No llegué a definir lo que me pasaba por la cabeza durante la espera, estaba anonadado. ¿Cómo iba a comunicar la noticia a los padres? ¿Cómo iban a reaccionar? Su hijo único; yo, el mayor del grupo, habían confiado en mi.

Al fin llegaron su madre y su tía. “¿Dónde está Severin?”. Allá abajo en la montaña. Mientras, uno de los monjes del monasterio regresaba de la sima. Le supliqué diera la mala noticia a su madre. Su tía quiso venir conmigo hasta el lugar del accidente, le aconsejé que no viniese. Me acompañó un trecho de camino, pero, aunque habituada a la montaña, al cabo de un rato desistió, no llevaba el calzado adecuado para este mal camino.

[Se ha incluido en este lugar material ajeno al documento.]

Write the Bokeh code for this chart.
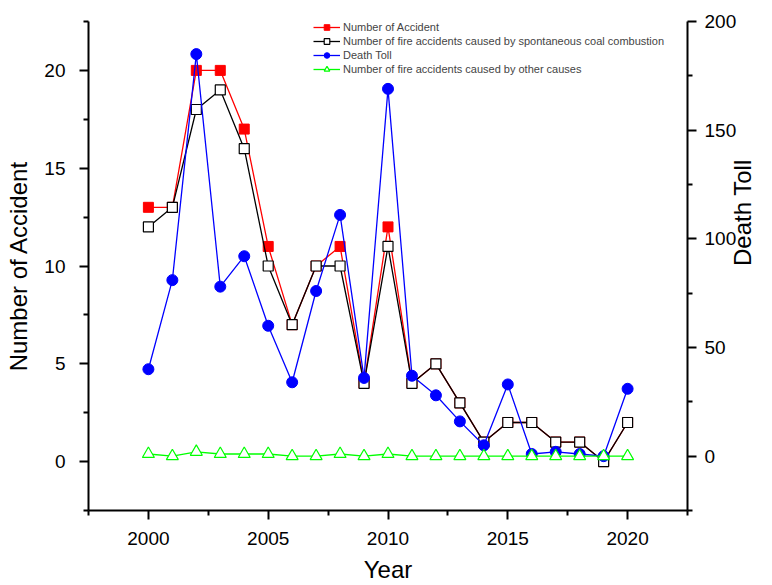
import math
from bokeh.plotting import figure
from bokeh.models import Range1d, LinearAxis, FixedTicker, Legend, LegendItem
from bokeh.embed import file_html
from bokeh.resources import INLINE

years = list(range(2000, 2021))
accidents = [13, 13, 20, 20, 17, 11, 7, 10, 11, 4, 12, 4, 5, 3, 1, 2, 2, 1, 1, 0, 2]
spontaneous = [12, 13, 18, 19, 16, 10, 7, 10, 10, 4, 11, 4, 5, 3, 1, 2, 2, 1, 1, 0, 2]
death_toll = [40, 81, 185, 78, 92, 60, 34, 76, 111, 36, 169, 37, 28, 16, 5, 33, 1, 2, 1, 0, 31]
other_causes = [1, 0, 2, 1, 1, 1, 0, 0, 1, 0, 1, 0, 0, 0, 0, 0, 0, 0, 0, 0, 0]

x_ticks = [2000, 2005, 2010, 2015, 2020]
x_minor = [1997.5, 2002.5, 2007.5, 2012.5, 2017.5, 2022.5]
left_ticks = [0, 5, 10, 15, 20]
left_minor = [-2.5, 2.5, 7.5, 12.5, 17.5, 22.5]
right_ticks = [0, 50, 100, 150, 200]
right_minor = [-25, 25, 75, 125, 175]

FONT = "Liberation Sans"

p = figure(width=772, height=585, output_backend="svg", toolbar_location=None,
           x_range=Range1d(1997.5, 2022.5), y_range=Range1d(-2.5, 22.5),
           min_border_left=88, min_border_right=80, min_border_top=21, min_border_bottom=74)
p.extra_y_ranges = {"death": Range1d(-25, 200)}
p.outline_line_color = None
p.xgrid.visible = False
p.ygrid.visible = False
p.background_fill_color = "white"

def style_axis(ax, label):
    ax.axis_label = label
    ax.axis_label_text_font = FONT
    ax.axis_label_text_font_style = "normal"
    ax.axis_label_text_font_size = "24px"
    ax.major_label_text_font = FONT
    ax.major_label_text_font_size = "19px"
    ax.axis_line_width = 2
    ax.major_tick_line_width = 2
    ax.minor_tick_line_width = 2
    ax.major_tick_out = 9
    ax.major_tick_in = 0
    ax.minor_tick_out = 5
    ax.minor_tick_in = 0
    ax.axis_line_color = "black"
    ax.major_tick_line_color = "black"
    ax.minor_tick_line_color = "black"
    ax.major_label_text_color = "black"
    ax.axis_label_text_color = "black"

xax = p.xaxis[0]
style_axis(xax, "Year")
xax.ticker = FixedTicker(ticks=x_ticks, minor_ticks=x_minor)
xax.major_label_standoff = 12
xax.axis_label_standoff = 8

yax = p.yaxis[0]
style_axis(yax, "Number of Accident")
yax.ticker = FixedTicker(ticks=left_ticks, minor_ticks=left_minor)
yax.major_label_standoff = 14
yax.axis_label_standoff = 9

rax = LinearAxis(y_range_name="death")
style_axis(rax, "Death Toll")
rax.ticker = FixedTicker(ticks=right_ticks, minor_ticks=right_minor)
rax.major_label_standoff = 8
rax.axis_label_standoff = 3
rax.axis_label_orientation = math.pi / 2
p.add_layout(rax, "right")

lw = 1.3
r1l = p.line(years, accidents, line_color="#FF0000", line_width=lw)
r1s = p.scatter(years, accidents, marker="square", size=10, fill_color="#FF0000", line_color="#FF0000")
r2l = p.line(years, spontaneous, line_color="black", line_width=lw)
r2s = p.scatter(years, spontaneous, marker="square", size=10, fill_color="white", line_color="black", line_width=1.2)
r3l = p.line(years, death_toll, line_color="#0000FF", line_width=lw, y_range_name="death")
r3s = p.scatter(years, death_toll, marker="circle", size=11, fill_color="#0000FF", line_color="#0000FF", y_range_name="death")
r4l = p.line(years, other_causes, line_color="#00FF00", line_width=lw, y_range_name="death")
r4s = p.scatter(years, other_causes, marker="triangle", size=12, fill_color="white", line_color="#00FF00", line_width=1.2, y_range_name="death")

legend = Legend(items=[
    LegendItem(label="Number of Accident", renderers=[r1l, r1s]),
    LegendItem(label="Number of fire accidents caused by spontaneous coal combustion", renderers=[r2l, r2s]),
    LegendItem(label="Death Toll", renderers=[r3l, r3s]),
    LegendItem(label="Number of fire accidents caused by other causes", renderers=[r4l, r4s]),
], location=(225, 434))
legend.glyph_width = 27
legend.glyph_height = 14
legend.label_height = 14
legend.spacing = 0
legend.padding = 0
legend.margin = 0
legend.label_standoff = 3
legend.label_text_font = FONT
legend.label_text_font_size = "11px"
legend.label_text_baseline = "middle"
legend.background_fill_alpha = 0
legend.border_line_color = None
p.add_layout(legend, "center")

open("out.html", "w").write(file_html(p, INLINE))
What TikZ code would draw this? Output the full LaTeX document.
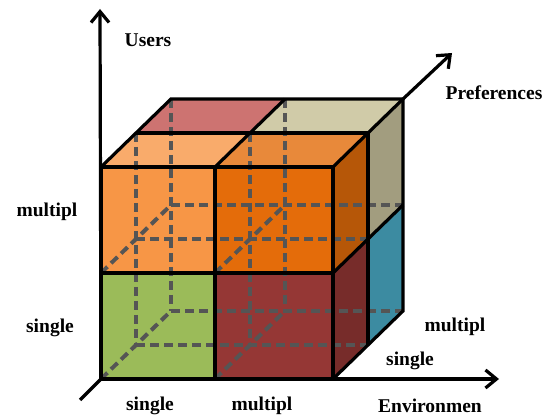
\documentclass[tikz,border=0pt]{standalone}
\usepackage{fontspec}
\setmainfont{Liberation Serif}
\usetikzlibrary{arrows.meta}
\definecolor{cLO}{HTML}{F79646}
\definecolor{cLOtop}{HTML}{F9AB6B}
\definecolor{cDO}{HTML}{E46C0A}
\definecolor{cDOtop}{HTML}{E8893A}
\definecolor{cDOside}{HTML}{B65708}
\definecolor{cGR}{HTML}{9BBB59}
\definecolor{cRD}{HTML}{953735}
\definecolor{cRDside}{HTML}{772C2A}
\definecolor{cPK}{HTML}{CD7371}
\definecolor{cBG}{HTML}{D0CBA8}
\definecolor{cKH}{HTML}{A29D7F}
\definecolor{cBL}{HTML}{3C8BA1}
\definecolor{cDash}{HTML}{555555}
\tikzset{
  edge/.style={line width=3.2pt, line join=miter, black},
  hidden/.style={line width=4pt, cDash, dash pattern=on 9pt off 5pt},
  axis/.style={line width=3.2pt, black, -{Straight Barb[length=11pt,width=18pt,line width=3.2pt]}},
  lbl/.style={font=\fontsize{19.5}{22}\selectfont\bfseries, inner sep=0pt},
}
\begin{document}
\begin{tikzpicture}[x=1pt,y=-1pt]
\useasboundingbox (0,0) rectangle (555,419);
% key coordinates: front (f), half depth (h), back (b)
\coordinate (fTL) at (101,167); \coordinate (fTM) at (215,167); \coordinate (fTR) at (333,167);
\coordinate (fML) at (101,273); \coordinate (fMM) at (215,273); \coordinate (fMR) at (333,273);
\coordinate (fBL) at (101,379); \coordinate (fBM) at (215,379); \coordinate (fBR) at (333,379);
\coordinate (hTL) at (136,133); \coordinate (hTM) at (250,133); \coordinate (hTR) at (368,133);
\coordinate (hML) at (136,239); \coordinate (hMM) at (250,239); \coordinate (hMR) at (368,239);
\coordinate (hBL) at (136,345); \coordinate (hBM) at (250,345); \coordinate (hBR) at (368,345);
\coordinate (bTL) at (171,99); \coordinate (bTM) at (285,99); \coordinate (bTR) at (403,99);
\coordinate (bML) at (171,205); \coordinate (bMM) at (285,205); \coordinate (bMR) at (403,205);
\coordinate (bBL) at (171,311); \coordinate (bBM) at (285,311); \coordinate (bBR) at (403,311);
\coordinate (yTip) at (100,9);
\coordinate (zTip) at (452,53);
\coordinate (zTail) at (80,400);
\coordinate (xTip) at (499,379);
% back layer faces
\fill[cPK] (hTL) -- (bTL) -- (bTM) -- (hTM) -- cycle;
\fill[cBG] (hTM) -- (bTM) -- (bTR) -- (hTR) -- cycle;
\fill[cKH] (hTR) -- (bTR) -- (bMR) -- (hMR) -- cycle;
\fill[cBL] (hMR) -- (bMR) -- (bBR) -- (hBR) -- cycle;
% front layer faces
\fill[cLOtop] (fTL) -- (hTL) -- (hTM) -- (fTM) -- cycle;
\fill[cDOtop] (fTM) -- (hTM) -- (hTR) -- (fTR) -- cycle;
\fill[cDOside] (fTR) -- (hTR) -- (hMR) -- (fMR) -- cycle;
\fill[cRDside] (fMR) -- (hMR) -- (hBR) -- (fBR) -- cycle;
\fill[cLO] (fTL) rectangle (fMM);
\fill[cDO] (fTM) rectangle (fMR);
\fill[cGR] (fML) rectangle (fBM);
\fill[cRD] (fMM) rectangle (fBR);
% hidden edges
\draw[hidden] (hTL) -- (hBL);
\draw[hidden] (bTL) -- (bBL);
\draw[hidden] (hTM) -- (hBM);
\draw[hidden] (bTM) -- (bBM);
\draw[hidden] (hML) -- (hMR);
\draw[hidden] (bML) -- (bMR);
\draw[hidden] (hBL) -- (hBR);
\draw[hidden] (bBL) -- (bBR);
\draw[hidden] (fML) -- (bML);
\draw[hidden] (fMM) -- (bMM);
\draw[hidden] (fBL) -- (bBL);
\draw[hidden] (fBM) -- (bBM);
% visible edges
\draw[edge] (fTL) rectangle (fBR);
\draw[edge] (fTM) -- (fBM);
\draw[edge] (fML) -- (fMR);
\draw[edge] (fTL) -- (bTL) -- (bTR) -- (bBR) -- (fBR);
\draw[edge] (hTL) -- (hTR) -- (hBR);
\draw[edge] (fTM) -- (bTM);
\draw[edge] (fTR) -- (bTR);
\draw[edge] (fMR) -- (bMR);
% axes
\draw[axis] (fBL) -- (yTip);
\draw[axis] (fBL) -- (xTip);
\draw[axis] (bTR) -- (zTip);
\draw[edge] (fBL) -- (zTail);
% labels
\node[lbl] (users) at (148,40) {Users};
\node[lbl] (pref) at (494,93) {Preferences};
\node[lbl] (lmul) at (47,212) {multipl};
\node[lbl] (lsin) at (50,328) {single};
\node[lbl] (rmul) at (455,327) {multipl};
\node[lbl] (rsin) at (410,361) {single};
\node[lbl] (bsin) at (150,406) {single};
\node[lbl] (bmul) at (262,406) {multipl};
\node[lbl] (env) at (430,406) {Environmen};
\end{tikzpicture}
\end{document}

Cuando llegué, habían subido a Seve de la sima. La subida no había sido fácil me explicó mi hermano.

 La camilla cerrada contenía el cuerpo de Seve. No lo ocultaba por completo. La caída había sido brutal. Desde donde Seve cayó estaba aproximadamente a mitad del descenso, quizás 12 metros. La única cosa que me dije fue “cómo 12m pueden hacer tanto daño”.

 Me aferré a la camilla. Quería participar en el transporte. El camino era difícil. Recuerdo que alguien quiso reemplazarme y no acepté. Era mi responsabilidad. La cabeza de Seve estaba cerca de mis ojos. No sé de dónde saqué las fuerzas. Al fin no pude más. No pude ayudar hasta Can Massana. Alguien me sustituyó poco antes de llegar. No debí dejar el puesto, pero no podía más.

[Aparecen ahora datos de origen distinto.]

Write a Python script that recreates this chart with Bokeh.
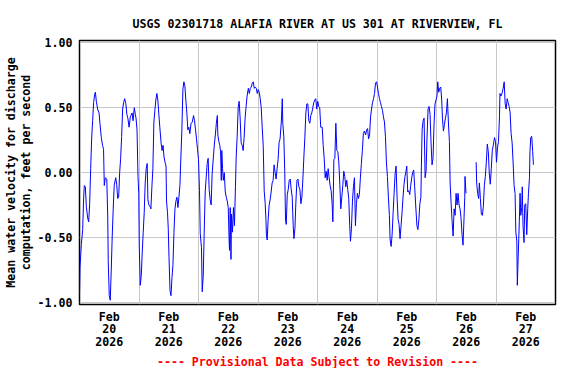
import math
from datetime import datetime, timedelta
from bokeh.plotting import figure
from bokeh.models import Range1d, FixedTicker, PrintfTickFormatter, ColumnDataSource, Title
from bokeh.embed import file_html
from bokeh.resources import INLINE

# ---------------- data ----------------
title_text = "USGS 02301718 ALAFIA RIVER AT US 301 AT RIVERVIEW, FL"
y_label = "Mean water velocity for discharge\ncomputation, feet per second"
footer_text = "---- Provisional Data Subject to Revision ----"

start_date = datetime(2026, 2, 20)
n_days = 8
day_tick_labels = ["Feb\n20\n2026", "Feb\n21\n2026", "Feb\n22\n2026", "Feb\n23\n2026",
                   "Feb\n24\n2026", "Feb\n25\n2026", "Feb\n26\n2026", "Feb\n27\n2026"]
y_ticks = [-1.0, -0.5, 0.0, 0.5, 1.0]
y_min, y_max = -1.018, 1.019

# hours since Feb 20 2026 00:00
hours = [
    0.0, 0.2, 0.74, 1.28, 1.68, 1.95, 2.35, 2.75, 3.29, 3.7, 4.1, 4.5, 4.9, 5.3, 5.7, 6.1, 6.4, 6.8,
    7.3, 7.9, 8.3, 8.8, 9.3, 9.7, 10.0, 10.4, 11.0, 11.4, 11.6, 12.0, 12.4, 12.8, 13.2, 13.6, 14.0,
    14.6, 15.0, 15.4, 15.8, 16.2, 16.6, 17.0, 17.4, 17.8, 18.2, 18.7, 19.1, 19.5, 20.0, 20.5, 21.2,
    21.6, 22.1, 22.5, 22.8, 23.2, 23.6, 23.9, 24.1, 24.5, 24.9, 25.3, 25.7, 26.1, 26.5, 26.9, 27.3,
    27.6, 28.0, 28.4, 28.8, 29.2, 29.6, 30.0, 30.4, 30.8, 31.2, 31.6, 32.0, 32.4, 32.9, 33.3, 33.7,
    34.1, 34.5, 34.9, 35.1, 35.5, 35.8, 36.1, 36.5, 36.9, 37.3, 37.7, 38.1, 38.5, 38.9, 39.3, 39.7,
    40.1, 40.5, 40.9, 41.3, 41.7, 42.1, 42.5, 42.9, 43.3, 43.7, 44.1, 44.5, 45.0, 45.5, 46.0, 46.4,
    46.8, 47.2,
    47.6, 48.0, 48.4, 48.7, 49.2, 49.5, 49.9, 50.3, 50.7, 51.1, 51.5, 51.9, 52.3, 52.7, 53.1, 53.5,
    54.0, 54.4, 54.8, 55.2, 55.6, 55.8, 56.2, 56.6, 56.9, 57.2, 57.4, 57.7, 58.0, 58.4, 58.8, 59.2,
    59.6, 60.0, 60.3, 60.5, 60.8, 61.1, 61.3, 61.7, 62.1, 62.5, 62.9, 63.2, 63.6, 64.0, 64.4, 64.8,
    65.2, 65.6, 66.0, 66.4, 66.8, 67.2, 67.6, 68.1, 68.5, 68.9, 69.3, 69.7, 70.1, 70.5, 70.9, 71.3,
    71.7, 72.1, 72.5, 72.9, 73.3, 73.7, 74.1, 74.5, 74.9, 75.2, 75.4, 75.7, 76.1, 76.5, 76.9, 77.3,
    77.7, 78.1, 78.5, 78.9, 79.3, 79.7, 80.1, 80.5, 80.9, 81.4, 81.8, 82.0, 82.4, 82.8, 83.1, 83.4,
    83.8, 84.2, 84.6, 85.0, 85.4, 85.8, 86.2, 86.5, 86.9, 87.3, 87.7, 88.1, 88.5, 88.9, 89.3, 89.7,
    90.1, 90.5, 90.9, 91.3, 91.7, 92.1, 92.5, 92.9, 93.3, 93.7, 94.1, 94.5, 94.9, 95.3,
    95.7, 96.1, 96.5, 96.9, 97.3, 97.9, 98.3, 98.7, 99.1, 99.5, 99.9, 100.3, 100.7, 101.1, 101.5,
    101.9, 102.2, 102.6, 103.0, 103.4, 103.8, 104.2, 104.6, 105.0, 105.4, 105.8, 106.2, 106.6, 107.0,
    107.4, 107.8, 108.2, 108.6, 109.0, 109.3, 109.7, 110.1, 110.5, 110.9, 111.3, 111.7, 112.1, 112.5,
    112.9, 113.3, 113.7, 114.1, 114.5, 114.9, 115.4, 115.8, 116.2, 116.6, 117.0, 117.4, 117.8, 118.2,
    118.6, 119.0, 119.4, 119.8, 120.2, 120.6, 121.0, 121.4, 121.8, 122.2, 122.6, 123.0, 123.4, 123.8,
    124.2, 124.6, 125.0, 125.3, 125.7, 126.1, 126.5, 126.9, 127.3, 127.7, 128.1, 128.5, 128.9, 129.3,
    129.7, 130.1, 130.5, 130.9, 131.3, 131.7, 132.0, 132.4, 132.8, 133.2, 133.6, 134.0, 134.4, 134.8,
    135.2, 135.6, 136.1, 136.5, 136.9, 137.3, 137.7, 137.9, 138.2, 138.6, 139.0, 139.4, 139.8, 140.2,
    140.6, 141.0, 141.4, 141.8, 142.2, 142.6, 143.0, 143.4, 143.8,
    144.2, 144.5, 144.9, 145.3, 145.7, 146.1, 146.4, 146.8, 147.2, 147.6, 148.0, 148.4, 148.8, 149.2,
    149.5, 149.9, 150.3, 150.7, 151.1, 151.5, 151.9, 152.3, 152.7, 153.1, 153.5, 153.9, 154.3, 154.7,
    155.1, 155.4, 155.5, 155.9, 157.9,
    160.0, 160.2, 160.6, 161.0, 161.3, 161.7, 162.1, 162.5, 162.9, 163.3, 163.7, 164.1, 164.5, 164.9,
    165.3, 165.7, 166.1, 166.5, 166.9, 167.4, 167.8, 168.2, 168.6, 169.0, 169.4, 169.6, 170.0, 170.4,
    170.9, 171.3, 171.7, 172.1, 172.5, 172.9, 173.3, 173.7, 174.1, 174.5, 174.9, 175.3, 175.7, 176.0,
    176.4, 176.6, 177.0, 177.4, 177.7, 178.0, 178.4, 178.6, 178.9, 179.3, 179.6, 180.0, 180.4, 180.8,
    181.1, 181.5, 181.7, 182.0, 182.4, 182.8, 183.1,
]

velocity = [
    -0.94, -0.73, -0.555, -0.44, -0.19, -0.10, -0.11, -0.26, -0.35, -0.38, -0.24, 0.03, 0.26, 0.40, 0.54, 0.60, 0.62, 0.55,
    0.49, 0.46, 0.37, 0.27, 0.21, 0.18, -0.10, -0.04, -0.05, -0.35, -0.69, -0.95, -0.985, -0.76, -0.49, -0.28, -0.10,
    -0.04, -0.09, -0.20, -0.19, 0.0, 0.11, 0.28, 0.49, 0.54, 0.57, 0.53, 0.45, 0.42, 0.35, 0.43, 0.46,
    0.40, 0.50, 0.45, 0.42, 0.33, -0.03, -0.16, -0.56, -0.87, -0.80, -0.62, -0.46, -0.31, -0.08, 0.03, 0.07,
    -0.21, -0.25, -0.26, -0.28, -0.11, 0.03, 0.39, 0.48, 0.56, 0.61, 0.56, 0.45, 0.35, 0.23, 0.17, 0.21,
    0.12, 0.08, 0.05, -0.22, -0.31, -0.43, -0.65, -0.91, -0.95, -0.81, -0.71, -0.46, -0.28, -0.22, -0.19, -0.27,
    -0.19, -0.10, 0.12, 0.33, 0.64, 0.70, 0.67, 0.56, 0.46, 0.33, 0.35, 0.30, 0.38, 0.39, 0.44, 0.40,
    0.33, 0.26,
    0.18, 0.10, -0.14, -0.47, -0.58, -0.92, -0.80, -0.46, -0.15, -0.04, 0.07, 0.11, -0.13, -0.21, -0.25, -0.01,
    0.12, 0.22, 0.29, 0.38, 0.44, 0.29, 0.24, 0.21, 0.16, -0.06, 0.17, 0.03, -0.06, 0.0, -0.15, -0.19,
    -0.22, -0.27, -0.49, -0.60, -0.27, -0.67, -0.32, -0.46, -0.27, -0.41, -0.11, 0.12, 0.28, 0.50, 0.55, 0.42,
    0.23, 0.21, 0.17, 0.27, 0.42, 0.51, 0.59, 0.65, 0.61, 0.65, 0.66, 0.69, 0.70, 0.65, 0.66, 0.65,
    0.61, 0.64, 0.62, 0.57, 0.50, 0.35, 0.21, -0.14, -0.24, -0.36, -0.48, -0.52, -0.36, -0.25, -0.21, -0.15,
    -0.08, -0.06, 0.06, 0.0, -0.05, 0.03, 0.10, 0.23, 0.26, 0.39, 0.57, 0.38, 0.28, 0.0, -0.37, -0.40,
    -0.17, -0.13, -0.06, -0.05, -0.13, -0.19, -0.41, -0.51, -0.43, -0.22, -0.06, -0.05, -0.11, -0.13, -0.24, -0.19,
    -0.05, 0.12, 0.27, 0.46, 0.53, 0.53, 0.40, 0.38, 0.44, 0.46, 0.50, 0.54, 0.56, 0.57,
    0.49, 0.55, 0.51, 0.50, 0.35, 0.35, 0.21, 0.11, -0.04, 0.01, -0.06, 0.03, -0.04, -0.10, -0.14,
    -0.24, -0.38, 0.10, 0.11, 0.38, 0.17, 0.16, 0.08, -0.09, -0.28, -0.19, -0.10, 0.01, -0.03,
    -0.11, -0.06, -0.13, -0.20, -0.41, -0.53, -0.43, -0.22, -0.11, -0.04, -0.41, -0.24, -0.16, -0.20,
    -0.17, -0.04, 0.07, 0.17, 0.30, 0.32, 0.29, 0.33, 0.34, 0.26, 0.29, 0.43, 0.49, 0.54,
    0.57, 0.61, 0.69, 0.70, 0.66, 0.61, 0.57, 0.54, 0.51, 0.48, 0.43, 0.39, 0.28, 0.08,
    -0.03, -0.19, -0.33, -0.52, -0.57, -0.48, -0.31, -0.16, -0.01, 0.05, -0.19, -0.36, -0.40, -0.51,
    -0.41, -0.31, -0.19, -0.09, -0.03, 0.01, 0.05, -0.15, -0.14, -0.17, -0.10, -0.04, 0.0, 0.02,
    -0.11, -0.25, -0.41, -0.44, -0.36, -0.24, -0.19, 0.05, 0.33, 0.40, 0.42, -0.04, 0.01, 0.29,
    0.49, 0.51, 0.45, 0.23, 0.06, 0.11, 0.37, 0.53, 0.56,
    0.59, 0.70, 0.62, 0.65, 0.66, 0.56, 0.42, 0.32, 0.37, 0.42, 0.46, 0.57, 0.39, 0.24,
    -0.08, -0.24, -0.38, -0.49, -0.28, -0.33, -0.16, -0.25, -0.16, -0.25, -0.28, -0.35, -0.48, -0.56,
    -0.35, -0.19, -0.03, -0.16, float("nan"),
    0.08, -0.08, -0.16, -0.20, -0.08, -0.20, -0.32, -0.33, -0.26, -0.10, -0.03, 0.08, 0.22, 0.16,
    -0.01, -0.09, 0.03, 0.17, 0.21, 0.27, 0.24, 0.08, 0.19, 0.24, 0.43, 0.61, 0.59, 0.61,
    0.65, 0.70, 0.53, 0.49, 0.57, 0.54, 0.51, 0.46, 0.30, 0.23, 0.08, -0.10, -0.16, -0.46,
    -0.53, -0.87, -0.62, -0.38, -0.16, -0.33, -0.27, -0.11, -0.41, -0.54, -0.25, -0.24, -0.48, -0.28,
    -0.16, -0.04, 0.16, 0.27, 0.28, 0.16, 0.06,
]

# ---------------- build ----------------
EPOCH = datetime(1970, 1, 1)


def to_ms(d):
    return (d - EPOCH).total_seconds() * 1000.0


times = [start_date + timedelta(hours=h) for h in hours]
source = ColumnDataSource(data=dict(t=times, v=velocity))

x_start = start_date
x_end = start_date + timedelta(days=n_days)
label_ticks = [to_ms(start_date + timedelta(days=i, hours=12)) for i in range(n_days)]
grid_ticks = [to_ms(start_date + timedelta(days=i)) for i in range(1, n_days)]

FONT = "DejaVu Sans Mono"
FS = "11.6px"

p = figure(width=560, height=368, x_axis_type="datetime",
           x_range=Range1d(to_ms(x_start), to_ms(x_end)),
           y_range=Range1d(y_min, y_max),
           output_backend="svg", toolbar_location=None,
           min_border_left=78, min_border_right=5, min_border_top=40, min_border_bottom=58)

p.line(x="t", y="v", source=source, line_color="#0000FF", line_width=1)

p.title.text = title_text
p.title.align = "center"
p.title.text_font = FONT
p.title.text_font_size = FS
p.title.text_font_style = "bold"
p.title.text_color = "black"
p.title.standoff = 19

p.outline_line_color = "black"
p.outline_line_width = 1.5
p.background_fill_color = "white"
p.border_fill_color = "white"

# axes
xa = p.xaxis[0]
xa.ticker = FixedTicker(ticks=label_ticks)
xa.major_label_overrides = {t: lab for t, lab in zip(label_ticks, day_tick_labels)}
xa.axis_line_color = None
xa.major_tick_line_color = None
xa.minor_tick_line_color = None
xa.major_tick_out = 0
xa.major_tick_in = 0
xa.major_label_standoff = 5
xa.major_label_text_font = FONT
xa.major_label_text_font_size = FS
xa.major_label_text_font_style = "bold"
xa.major_label_text_color = "black"
xa.major_label_text_line_height = 0.92

ya = p.yaxis[0]
ya.ticker = FixedTicker(ticks=y_ticks)
ya.formatter = PrintfTickFormatter(format="%.2f")
ya.axis_line_color = None
ya.major_tick_line_color = None
ya.minor_tick_line_color = None
ya.major_tick_out = 0
ya.major_tick_in = 0
ya.major_label_standoff = 7
ya.major_label_text_font = FONT
ya.major_label_text_font_size = FS
ya.major_label_text_font_style = "bold"
ya.major_label_text_color = "black"
ya.axis_label = y_label
ya.axis_label_text_font = FONT
ya.axis_label_text_font_size = FS
ya.axis_label_text_font_style = "bold"
ya.axis_label_text_color = "black"
ya.axis_label_standoff = 2
ya.axis_label_text_line_height = 1.05

# grids
p.xgrid.ticker = FixedTicker(ticks=grid_ticks)
p.xgrid.grid_line_color = "#c8c8c8"
p.xgrid.grid_line_width = 1
p.ygrid.grid_line_color = "#c8c8c8"
p.ygrid.grid_line_width = 1

footer = Title(text=footer_text, align="center", text_font=FONT, text_font_size=FS,
               text_font_style="bold", text_color="#FF0000", standoff=0)
p.add_layout(footer, "below")

open("out.html", "w").write(file_html(p, INLINE))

La ambulancia del Monasterio aguardaba en la explanada. Vi a su madre, me habló.

 “¿Por qué él?”

No respondí. Sus padres habían confiado en mí. Sabían que con nosotros no temían nada. Éramos jóvenes pero responsables.

Treinta años han transcurrido desde estos acontecimientos, pero están siempre presentes en mi memoria como si se acabaran de producir en este instante. Este relato me ha aliviado.

Mi vida ha cambiado mucho desde entonces. He visto las cosas de forma diferente. La muerte de Seve me ha marcado mucho.

Por encima de todo he aprendido una cosa: lo más terrible en la vida, es cuando una madre ve partir a sus hijos antes que ella.